I remembered the box of sand I kept for sensory distraction and had an idea. I turned my back to Calen as I pushed a single glass gem I’d brought from home into the sand on the left half of the box. I then turned around and set it on my desk. 


“I almost forgot, look at this Calen!” My voice expressed sheer excitement. 


She eyed it curously, and with caution in her voice she asked, “What is it?” 


“This is a special ritual that people do. It a magic box and it turns sadness, pain, or scared feelings into happy ones.” I pointed to the rock in her open hand. “All you do is put your gem full of hurt on the right side of this box” -I drug my finger across the sand from the right side to the left side- “and it travels through here, then turns into a peaceful, healing gem! Do you want to try it?” 


She looked at the rock in her hand like she was considering whether she wanted to risk losing it, then slowly pushed it into the sand with one finger. 


Her eyes watched the box intensely. After a few seconds I said, “There! It should be done, now dig in on that side until you find it.” 


I was suddenly worried that sand was an aversion of hers, so I was relieved when she reached her hand in without hesitation. She dug around for a few seconds and her face immediately lit up as she pulled out the shiny blue gem. 


“It’s a JEWEL!” She shrieked. She rubbed it between her palms, her “bear burn” seemingly healed and tears dried away. 

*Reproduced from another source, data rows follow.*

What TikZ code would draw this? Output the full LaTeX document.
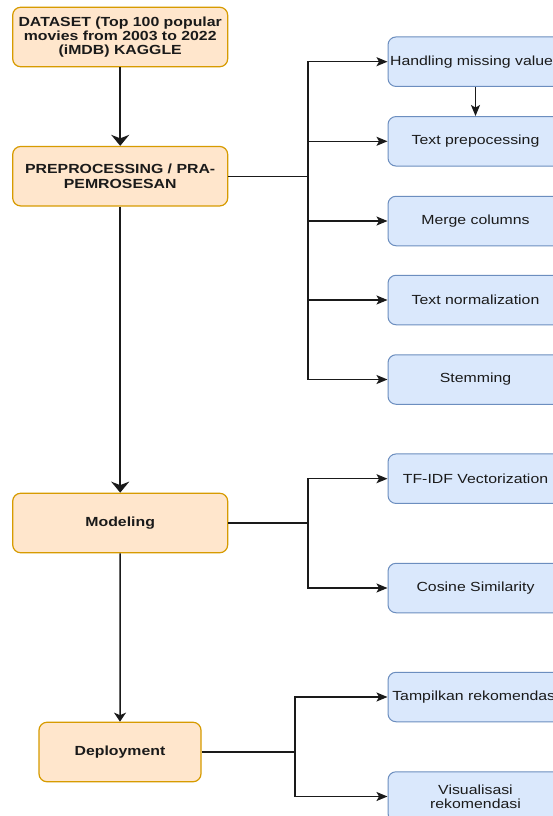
\documentclass[tikz,border=0pt]{standalone}
\usepackage{fontspec}
\setmainfont{Liberation Sans}[FakeStretch=1.2]
\usetikzlibrary{arrows.meta}
\definecolor{ofill}{HTML}{FFE6CC}
\definecolor{odraw}{HTML}{D79B00}
\definecolor{bfill}{HTML}{DAE8FC}
\definecolor{bdraw}{HTML}{6C8EBF}
\definecolor{ink}{HTML}{1A1A1A}
\begin{document}
\begin{tikzpicture}[x=1pt,y=-1pt,
  obox/.style={draw=odraw, fill=ofill, rounded corners=8pt, line width=1.2pt,
    minimum width=215pt, minimum height=59.5pt, inner sep=0pt, align=center,
    font=\fontsize{13.2}{14.3}\selectfont\bfseries, text=ink},
  bbox/.style={draw=bdraw, fill=bfill, rounded corners=8pt, line width=1pt,
    minimum width=175pt, minimum height=49.5pt, inner sep=0pt, align=center,
    font=\fontsize{13.2}{14.3}\selectfont, text=ink},
  bigarrow/.style={draw=ink, line width=2.5pt, -{Stealth[length=11pt,width=18pt,inset=3.5pt]}},
  midarrow/.style={draw=ink, line width=1.5pt, -{Stealth[length=9pt,width=12pt,inset=2.5pt]}},
  link/.style={draw=ink, line width=1.3pt, -{Stealth[length=11pt,width=9pt,inset=2.5pt]}},
  plain/.style={draw=ink, line width=1.3pt}]
\useasboundingbox (0,0) rectangle (553,816);
\fill[white] (0,0) rectangle (553,816);
\clip (0,0) rectangle (553,816);

% main column
\node[obox] (ds) at (120.2,37) {DATASET (Top 100 popular\\movies from 2003 to 2022\\(iMDB) KAGGLE};
\node[obox] (pre) at (120.2,176.2) {PREPROCESSING / PRA-\\PEMROSESAN};
\node[obox] (mod) at (120.2,523) {Modeling};
\node[obox, minimum width=162pt] (dep) at (120,752) {Deployment};

% right column
\node[bbox] (hmv) at (475.5,61.7) {Handling missing values};
\node[bbox] (tp)  at (475.5,141.3) {Text prepocessing};
\node[bbox] (mc)  at (475.5,221) {Merge columns};
\node[bbox] (tn)  at (475.5,300) {Text normalization};
\node[bbox] (st)  at (475.5,379.5) {Stemming};
\node[bbox] (tf)  at (475.5,478.7) {TF-IDF Vectorization};
\node[bbox] (cs)  at (475.5,588) {Cosine Similarity};
\node[bbox] (tr)  at (475.5,697) {Tampilkan rekomendasi};
\node[bbox] (vr)  at (475.5,796.5) {Visualisasi\\rekomendasi};

% junctions
\coordinate (j1) at (308,176.2);
\coordinate (j2) at (308,523);
\coordinate (j3) at (295,752);

% main arrows
\draw[bigarrow] (ds.south) -- (pre.north);
\draw[bigarrow] (pre.south) -- (mod.north);
\draw[midarrow] (mod.south) -- (dep.north);

% branches
\draw[plain] (pre.east) -- (j1);
\foreach \n in {hmv,tp,mc,tn,st} \draw[link] (j1) |- (\n.west);
\draw[link] (hmv.south) -- (tp.north);

\draw[plain] (mod.east) -- (j2);
\foreach \n in {tf,cs} \draw[link] (j2) |- (\n.west);

\draw[plain] (dep.east) -- (j3);
\foreach \n in {tr,vr} \draw[link] (j3) |- (\n.west);
\end{tikzpicture}
\end{document}
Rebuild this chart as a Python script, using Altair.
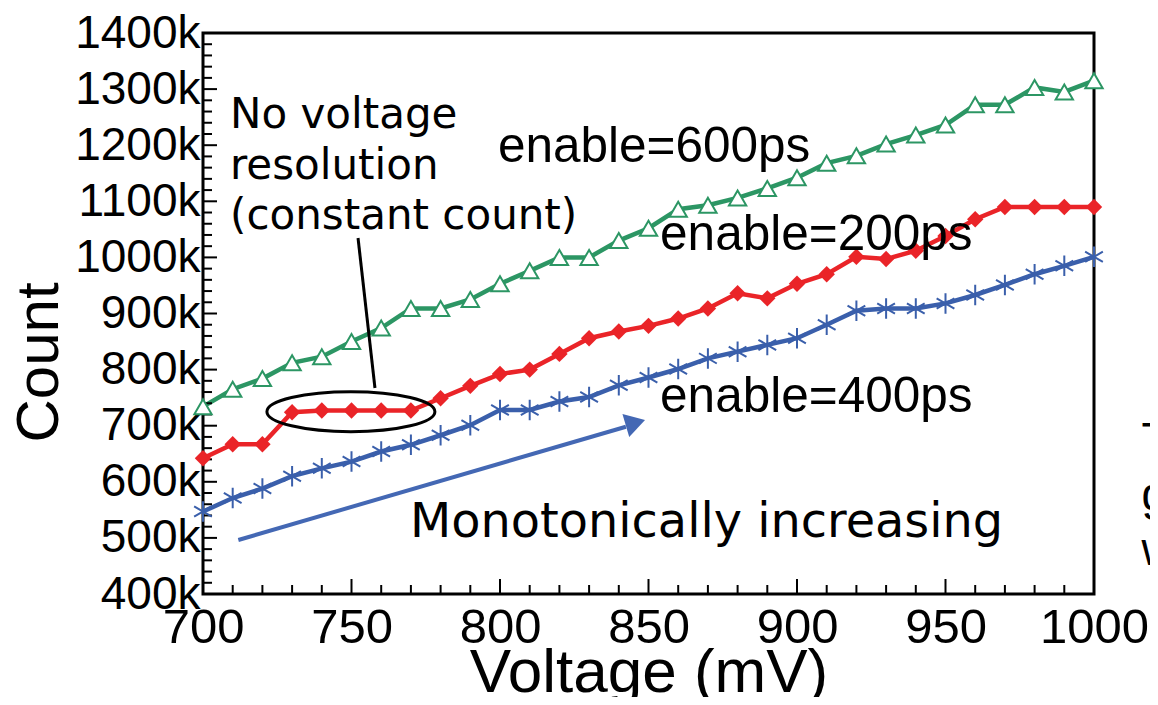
import altair as alt
import pandas as pd

# ---------------- data ----------------
voltage = [700, 710, 720, 730, 740, 750, 760, 770, 780, 790, 800,
           810, 820, 830, 840, 850, 860, 870, 880, 890, 900,
           910, 920, 930, 940, 950, 960, 970, 980, 990, 1000]

count_600ps = [734, 765, 784, 812, 823, 850, 874, 909, 909, 925, 953,
               976, 1000, 1000, 1030, 1052, 1086, 1093, 1106, 1123, 1142,
               1168, 1181, 1202, 1218, 1236, 1272, 1272, 1303, 1295, 1315]

count_200ps = [642, 667, 667, 724, 727, 727, 727, 727, 749, 771, 792,
               800, 828, 856, 868, 878, 891, 909, 936, 927, 953,
               970, 1001, 997, 1012, 1038, 1068, 1090, 1090, 1090, 1090]

count_400ps = [547, 571, 588, 610, 624, 636, 654, 666, 683, 701, 728,
               728, 743, 751, 772, 786, 801, 820, 832, 844, 856,
               880, 905, 909, 909, 918, 933, 951, 970, 985, 1001]

series_names = ["600ps", "200ps", "400ps"]
series_colors = ["#2c9664", "#ea2428", "#3a5fab"]

x_tick_values = [700, 750, 800, 850, 900, 950, 1000]
y_tick_values = [400, 500, 600, 700, 800, 900, 1000, 1100, 1200, 1300, 1400]
x_minor_values = [700, 710, 720, 730, 740, 750, 760, 770, 780, 790, 800,
                  810, 820, 830, 840, 850, 860, 870, 880, 890, 900,
                  910, 920, 930, 940, 950, 960, 970, 980, 990, 1000]
y_minor_values = list(range(400, 1401, 20))

# annotation texts
label_texts = ["enable=600ps", "enable=200ps", "enable=400ps"]
label_x = [799.3, 853.9, 853.9]
label_y = [1170, 1013, 725]

note_texts = ["No voltage", "resolution", "(constant count)"]
note_x = [709.1, 709.1, 709.1]
note_y = [1231, 1140, 1051]

mono_text = ["Monotonically increasing"]
mono_x = [769.7]
mono_y = [502]

edge_texts = ["T", "g", "w"]
edge_x = [1016.0, 1016.0, 1016.0]
edge_y = [648, 550, 452]

# ---------------- build tables ----------------
rows = []
for name, vals in zip(series_names, [count_600ps, count_200ps, count_400ps]):
    for v, c in zip(voltage, vals):
        rows.append({"voltage": v, "count": c, "series": name})
df = pd.DataFrame(rows)

XS = alt.Scale(domain=[700, 1000], nice=False, zero=False)
YS = alt.Scale(domain=[400, 1400], nice=False, zero=False)

SANS = "Liberation Sans, Arial"
DEJAVU = "DejaVu Sans, Verdana"

x_axis = alt.Axis(values=x_tick_values, tickSize=0, domain=False, grid=False,
                  format="d",
                  labelFont=SANS, labelFontSize=49, labelPadding=9,
                  labelColor="black", labelFlush=False, labelOverlap=False,
                  title="Voltage (mV)", titleFont=SANS, titleFontSize=62,
                  titleFontWeight="normal", titleColor="black",
                  titleBaseline="alphabetic", titleY=97)
y_axis = alt.Axis(values=y_tick_values, tickSize=0, domain=False, grid=False,
                  labelExpr="datum.value + 'k'",
                  labelFont=SANS, labelFontSize=46, labelPadding=3,
                  labelColor="black", labelFlush=False, labelOverlap=False,
                  title="Count", titleFont=SANS, titleFontSize=60,
                  titleFontWeight="normal", titleColor="black", titlePadding=4,
                  titleY=329)


def X(field):
    return alt.X(field, scale=XS, axis=x_axis, title="Voltage (mV)")


def Y(field):
    return alt.Y(field, scale=YS, axis=y_axis, title="Count")


color = alt.Color("series:N", scale=alt.Scale(domain=series_names, range=series_colors),
                  legend=None)

lines = alt.Chart(df).mark_line(strokeWidth=4.5).encode(
    x=X("voltage:Q"), y=Y("count:Q"), color=color,
)


def pts(series):
    return alt.Chart(df).transform_filter(alt.datum.series == series).encode(
        x=X("voltage:Q"), y=Y("count:Q"))


green_pts = pts("600ps").mark_point(shape="triangle-up", size=300, filled=True,
                                    fill="white", stroke=series_colors[0],
                                    strokeWidth=2, opacity=1)
red_pts = pts("200ps").mark_point(shape="diamond", size=270, filled=True,
                                  color=series_colors[1], opacity=1)
blue_pts = pts("400ps").mark_point(
    shape="M 0 -1 L 0 1 M -0.866 -0.5 L 0.866 0.5 M -0.866 0.5 L 0.866 -0.5",
    size=420, filled=False, stroke=series_colors[2], strokeWidth=2, opacity=1)


# ----- inward tick marks -----
def yticks(vals, length):
    return alt.Chart(pd.DataFrame({"v": vals})).mark_rule(color="black", strokeWidth=2).encode(
        y=Y("v:Q"), x=alt.value(0), x2=alt.value(length))


def xticks(vals, length):
    return alt.Chart(pd.DataFrame({"v": vals})).mark_rule(color="black", strokeWidth=2).encode(
        x=X("v:Q"), y=alt.value(561), y2=alt.value(561 - length))


# ----- annotations -----
def texts(xs, ys, ts, font, size):
    d = pd.DataFrame({"x": xs, "y": ys, "t": ts})
    return alt.Chart(d).mark_text(align="left", baseline="alphabetic", font=font,
                                  fontSize=size, color="black").encode(
        x=X("x:Q"), y=Y("y:Q"), text="t:N")


labels_layer = texts(label_x, label_y, label_texts, SANS, 49.5)
notes_layer = texts(note_x, note_y, note_texts, DEJAVU, 42)
mono_layer = texts(mono_x, mono_y, mono_text, DEJAVU, 47.8)
edge_layer = texts(edge_x, edge_y, edge_texts, SANS, 46)

pointer = alt.Chart(pd.DataFrame({"x": [752.2], "y": [1034.6], "x2": [757.9], "y2": [767.2]})).mark_rule(
    color="black", strokeWidth=3).encode(
    x=X("x:Q"), y=Y("y:Q"), x2="x2:Q", y2="y2:Q")

ellipse = alt.Chart(pd.DataFrame({"x": [749.8], "y": [725]})).mark_point(
    shape="M -1 0 A 1 0.238 0 1 1 1 0 A 1 0.238 0 1 1 -1 0 Z",
    size=28224, filled=False, stroke="black", strokeWidth=3, opacity=1).encode(
    x=X("x:Q"), y=Y("y:Q"))

arrow_line = alt.Chart(pd.DataFrame({"x": [711.9], "y": [496.3], "x2": [842.4], "y2": [698.2]})).mark_rule(
    color="#4468b4", strokeWidth=4).encode(
    x=X("x:Q"), y=Y("y:Q"), x2="x2:Q", y2="y2:Q")

arrow_head = alt.Chart(pd.DataFrame({"x": [845.6], "y": [705.2]})).mark_point(
    shape="M 1 0 L -1 -1.2 L -1 1.2 Z", size=400, filled=True, color="#4468b4",
    angle=343.6, opacity=1).encode(
    x=X("x:Q"), y=Y("y:Q"))

chart = alt.layer(
    lines,
    yticks([v for v in y_minor_values if v % 100 != 0], 9),
    yticks(y_tick_values, 14),
    xticks([v for v in x_minor_values if v % 50 != 0], 9),
    xticks(x_tick_values, 15),
    green_pts, red_pts, blue_pts,
    ellipse, pointer, arrow_line, arrow_head,
    labels_layer, notes_layer, mono_layer, edge_layer,
).properties(
    width=891, height=561,
    autosize=alt.AutoSizeParams(type="none"),
    padding={"left": 195, "top": 25, "right": 56, "bottom": 103},
    background="white",
).configure_view(stroke="black", strokeWidth=3)

chart.save("out.html", embed_options={"renderer": "svg", "actions": False})
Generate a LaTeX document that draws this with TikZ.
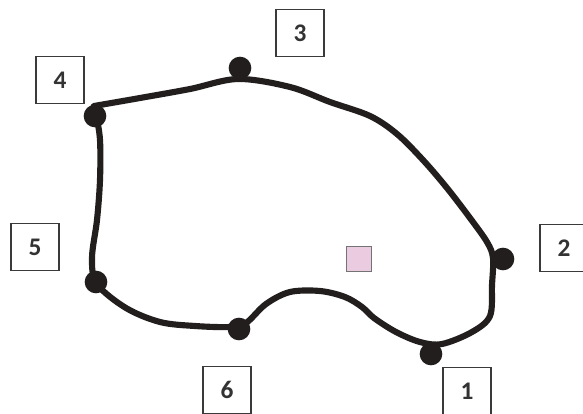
\documentclass[tikz,border=0pt]{standalone}
\usepackage{fontspec}
\setmainfont{Carlito}
\definecolor{ink}{HTML}{231E1E}
\definecolor{boxline}{HTML}{3A3A3A}
\definecolor{pinkfill}{HTML}{EACBE0}
\begin{document}
\begin{tikzpicture}[x=0.75pt,y=-0.75pt,
  dot/.style={circle,fill=ink,inner sep=0pt,minimum size=17pt},
  numbox/.style={draw=boxline,line width=1pt,fill=white,minimum width=36pt,minimum height=35pt,inner sep=0pt,font=\bfseries\fontsize{19}{19}\selectfont,text=black!80},
  loop/.style={draw=ink,line width=4.6pt,line join=round,line cap=round}]
\useasboundingbox (0,0) rectangle (583,414);
% closed outline
\draw[loop] plot[smooth,tension=0.55] coordinates {
  (94,106) (140,98) (190,89) (238,79) (290,87) (330,102) (370,116) (397,134)
  (423,160) (447,188) (470,218) (487,242) (493,258) (492,285) (490,316)
  (472,332) (442,344) (420,342) (396,332) (374,318) (362,307) (345,297)
  (320,291) (290,292) (266,304) (246,323) (230,327) (195,326) (160,322)
  (126,308) (97,284) (92,258) (97,220) (100,180) (100,140) (96,114) (94,106)};
% points
\node[dot] (d1) at (431,354) {};
\node[dot] (d2) at (503,259) {};
\node[dot] (d3) at (240,68) {};
\node[dot] (d4) at (95,116) {};
\node[dot] (d5) at (96,282) {};
\node[dot] (d6) at (239,329) {};
% labels
\node[numbox] (b1) at (467,391) {1};
\node[numbox] (b2) at (564,248) {2};
\node[numbox] (b3) at (300,33) {3};
\node[numbox] (b4) at (60,80) {4};
\node[numbox] (b5) at (35,247) {5};
\node[numbox] (b6) at (227,390) {6};
% small pink square
\node[draw=black!55,fill=pinkfill,line width=0.6pt,minimum size=19pt,inner sep=0pt] (sq) at (359,259) {};
\end{tikzpicture}
\end{document}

After that, when Calen came to the clinic unconsolable about a (real or maybe-imagined) ailment, I could almost always get her to perform the “Calen Ritual” - named by Calen herself. It wasn’t a perfect solution, as she sometimes stopped at the clinic in a good mood, demanding a gem for nothing. Once I explained that you could only get a gem from a rock squeezed with genuine bad feelings, though, those visits mostly stopped. 


On the last day of school, I gave her back all of the rocks she had put into the box. I told her that I’d traded some of my own good-feeling gems for her yucky-feeling ones, so that when she was home and felt sad, she could pull one out, transfer her big emotions to the rock, then save them to turn in for next year. 


“It will give you a head start by earning them over the summer,” I told her.  


She hugged me goodbye and I hid my face as tears welled up in my eyes. When I started my new occupation as a school nurse, I never thought about how badly it would hurt to let the kids like Calen go home for the summer. I, like many others at Kinderton, wished we could just go and get her - that we could save her. We couldn’t, though. During the school year, we could give her all of the love and care that we could - but over the summer, there wasn’t anything we could do for her except hope she’s okay and silently beg that she returns the following year. 


And, if anyone was wondering why Calen’s abuse and neglect were never reported, let me reassure you they were. Half a dozen times, in fact, by just as many different staff members over the years, including twice myself. If anyone wondered why nothing was ever done and why neither her nor her little brother were removed from their gut wrenching, sad-excuse-for-parents homelife . . . well, the rest of us - through frustrated tears and investigative reports stating “no further action required” - we all always wondered that too.